Löw zeigt sich nahezu euphorisch
"Ich hatte das Gefühl, die Mannschaft will das biegen und diese schwere Hinrunde mit aller Gewalt überstehen", meinte Löw und erklärte beinahe euphorisch:
"Das wird ein völlig anderes Spiel, was uns sicher entgegenkommt. Die Engländer müssen zu Hause nach vorne spielen. Es wird ein offenes Spiel, offener als gegen Ungarn."
Joshua Kimmich findet den Gegner "einfach geil", Kapitän Manuel Neuer meinte fast schon beschwörend: "England wird ein ganz anderes Spiel. Wir wollen weitergehen.

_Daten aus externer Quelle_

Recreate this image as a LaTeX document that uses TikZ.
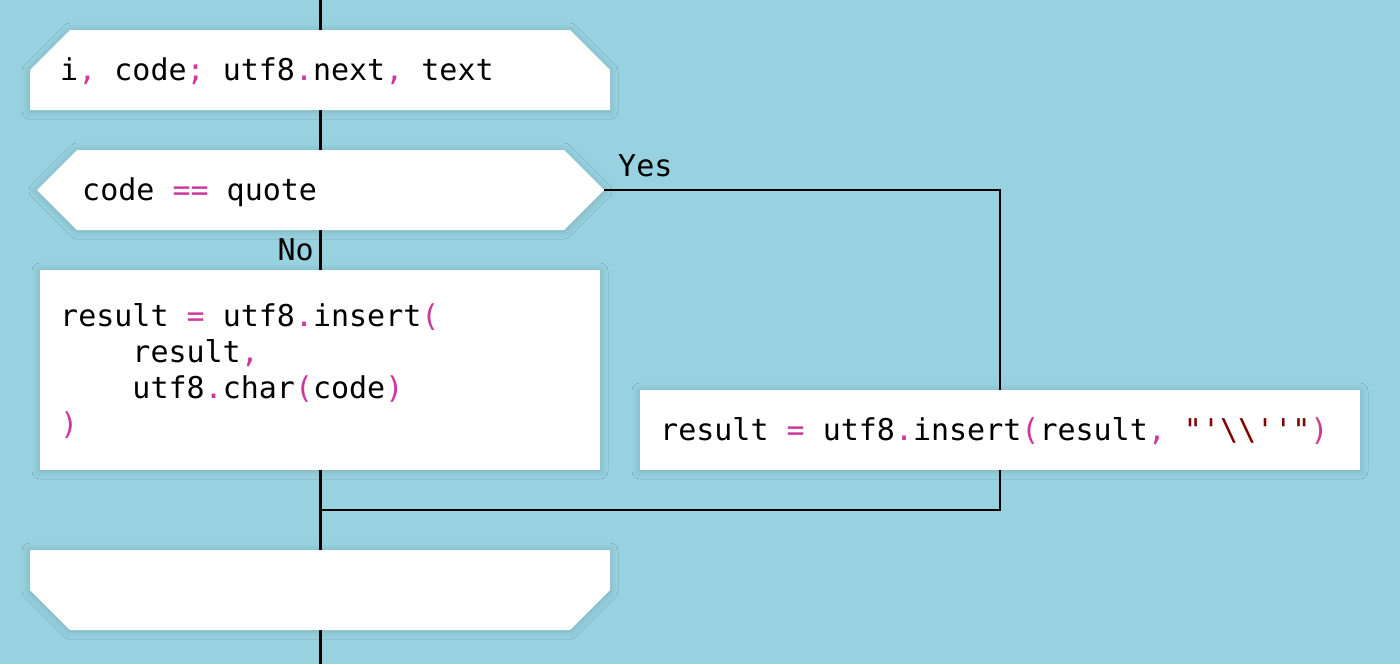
\documentclass[tikz,border=0pt]{standalone}
\usepackage{fontspec}
\usetikzlibrary{calc,shadows.blur}
\newfontfamily\codefont{DejaVu Sans Mono}
\definecolor{BackClr}{RGB}{152,210,224}
\definecolor{PunctClr}{RGB}{206,55,155}
\definecolor{StrClr}{RGB}{128,0,0}
\newcommand\punc[1]{\textcolor{PunctClr}{#1}}
\newcommand\strg[1]{\textcolor{StrClr}{#1}}

\begin{document}
\begin{tikzpicture}[x=1pt,y=-1pt,
  blockfill/.style={fill=white,blur shadow={shadow xshift=0pt,shadow yshift=-1pt,
      shadow blur radius=8pt,shadow opacity=18}},
  codebox/.style={blockfill,rectangle,inner sep=0pt},
  codetext/.style={font=\codefont\fontsize{30}{36}\selectfont,inner sep=0pt,
      anchor=base west,align=left},
  mainline/.style={line width=3pt,black},
  branch/.style={line width=1.5pt,black}]

\fill[BackClr] (0,0) rectangle (1400,664);
\useasboundingbox (0,0) rectangle (1400,664);

\coordinate (top) at (320,0);
\coordinate (bot) at (320,664);
\coordinate (join) at (320,510);
\draw[mainline] (top) -- (bot);

% loop start
\path[blockfill] (30,110) -- (30,70) -- (70,30) -- (570,30) -- (610,70) -- (610,110) -- cycle;
\node[codetext] (loophead) at (60,80)
  {i\punc{,} code\punc{;} utf8\punc{.}next\punc{,} text};

% decision
\path[blockfill] (37,190) -- (77,150) -- (564,150) -- (604,190) -- (564,230) -- (77,230) -- cycle;
\coordinate (yesout) at (604,190);
\node[codetext] (cond) at (82,200) {code \punc{==} quote};
\node[codetext] (yes) at (618,176) {Yes};
\node[codetext,anchor=base east] (no) at (314,260) {No};

% branches
\node[codebox,minimum width=560pt,minimum height=200pt] (body) at (320,370) {};
\node[codetext] (bodytxt) at (60,434)
  {result \punc{=} utf8\punc{.}insert\punc{(}\\
   \phantom{xxxx}result\punc{,}\\
   \phantom{xxxx}utf8\punc{.}char\punc{(}code\punc{)}\\
   \punc{)}};

\node[codebox,minimum width=720pt,minimum height=80pt] (other) at (1000,430) {};
\node[codetext] (othertxt) at (660,440)
  {result \punc{=} utf8\punc{.}insert\punc{(}result\punc{,} \strg{"'\textbackslash\textbackslash''"}\punc{)}};

\draw[branch] (yesout) -| (other.north);
\draw[branch] (other.south) |- (join);

% loop end
\path[blockfill] (30,550) -- (610,550) -- (610,590) -- (570,630) -- (70,630) -- (30,590) -- cycle;

\end{tikzpicture}
\end{document}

Und Wembley liegt uns!"
Die Bilanz gegen England spricht für das deutsche Team
Was er - abgesehen vom Triumph der Bayern 2013 im Champions-League-Endspiel gegen Dortmund (2:1) - meinte: Unter Löw spielte das DFB-Team sieben Mal (vier Siege, ein Unentschieden, zwei Niederlagen) gegen England.
In allen drei Duellen im britischen Heiligtum Wembley (zuletzt ein 0:0 im November 2017) blieb man ungeschlagen, allerdings waren dies Testspiele.

Nach dem "Auf und Ab unseres Spiels wie leider so oft in letzter Zeit" richtete Kimmich den Blick nach vorne: "Es wird wichtig, im weiteren Verlauf des Turniers mal ohne Gegentor vom Platz zu gehen."
Und dann? "Ich bin überzeugt davon, dass wir uns steigern können und dass es weitere Spiele gibt über das England-Spiel hinaus."
Goretzka: "Wir haben keine Zweifel und sind voller Selbstvertrauen"
Hört, hört! Kaum gelöst von den Fesseln des Drucks, nicht wieder in der Vorrunde zu scheitern, sind die Zungen schon wieder ziemlich entfesselt.
Retter-Torschütze Leon Goretzka beteuerte: "Wir haben keine Zweifel und sind voller Selbstvertrauen." Woher diese Mannschaft das nimmt? Hat das 2:2-Durchmogeln im Regen von München alle Schwächen weggespült?
Oder ist es die Aussicht auf ein mögliches Elfmeterschießen gegen England? Soll ja nicht die Spezialität der Briten sein. 1996 lässt grüßen.